The precise nature of Alexis's politics was difficult to understand...


Clearly he was anti-Sandanista, an unpopular stance among American lefties (and British punk bands) in the early eighties, who confiscated his property in Nicaragua and put out press releases condemning him for an alleged association with Somoza as well as doing beer commercials in the U.S. Though he supported the Contras, he always insisted, however, that he was not a right-winger: "In this country [America], you see things going on down there in two ways.  Either it's the Sandanistas or the far right. Both are equally brutal.
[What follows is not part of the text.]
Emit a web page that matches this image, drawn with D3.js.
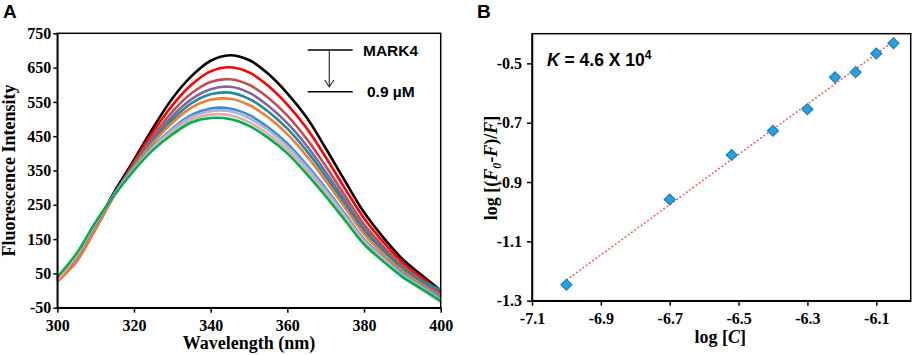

There are other possibilities."

He tried to make those possibilities happen when he moved back to Managua in the 1990s, getting involved in numerous political and social issues. Last November, in a twist of fate that would have seemed impossible a quarter of a century ago, he ran for mayor of Managua and was supported by President Daniel Ortega, who had once accused him of being a traitor. 

Trying to make sense of Arguello's fortunes over the last two decades has been all but impossible.  There were reports in the late eighties that he was suicidal and again in 2001, when, according to the Daily News Bill Gallo, "There was a time not long ago that I was in such a low state I had a loaded gun in my hand and gave it thought to pull the trigger and end my life." There were also whispers that in recent years he had developed a cocaine habit.

Many of his old conservative supporters felt betrayed by what they regarded as a conversion to the left, but Alexis argued it was simply an affirmation of where he stood all along -- i.e., a firm belief in the noncommunist left. His opponents claimed irregularities in his election as mayor, but the Left wrote it off as partisan political bickering. Despite domestic troubles (including three failed marriages, which would have Jake LaMotta blush) he remained enormously popular in Nicaragua and with U.S. boxing press and Latin boxing fans everywhere. (He carried the Nicaraguan flag in the opening ceremonies of the 2008 Olympics in Beijing.)

In the ring, Arguello was, pound-for-pound, one of the four or five best we ever saw. He was 82-8 and would have been ranked even higher by boxing historians if not for his two losses to Aaron Pryor in super-lightweight championship bouts. Their first meeting in 1982, won by Pryor in the 14th round, is one of boxing's great classics and still regarded by most as "The Fight of the Decade." We will never believe there wasn't some chicanery involved. Late in the fight, when Pryor seemed about to fall, his trainer, Panama Lewis, was overhear saying "Hand me the bottle" -- not a water bottle but "the bottle I mixed." If boxing had had any kind of genuine governing authority, that bottle would have been seized seconds after the fight was over.

Though the losses devastated Arguello, he and Pryor became friends. Listen to Pryor's emotional tribute to his friend and foe.

Out of the ring, Arguello was best described by former Olympic gold medalist and WBA Welterweight champion Mark Breland, who said, "He was one of those champions who acted like one outside the ring.  You don't hardly see those kind of fighters around today."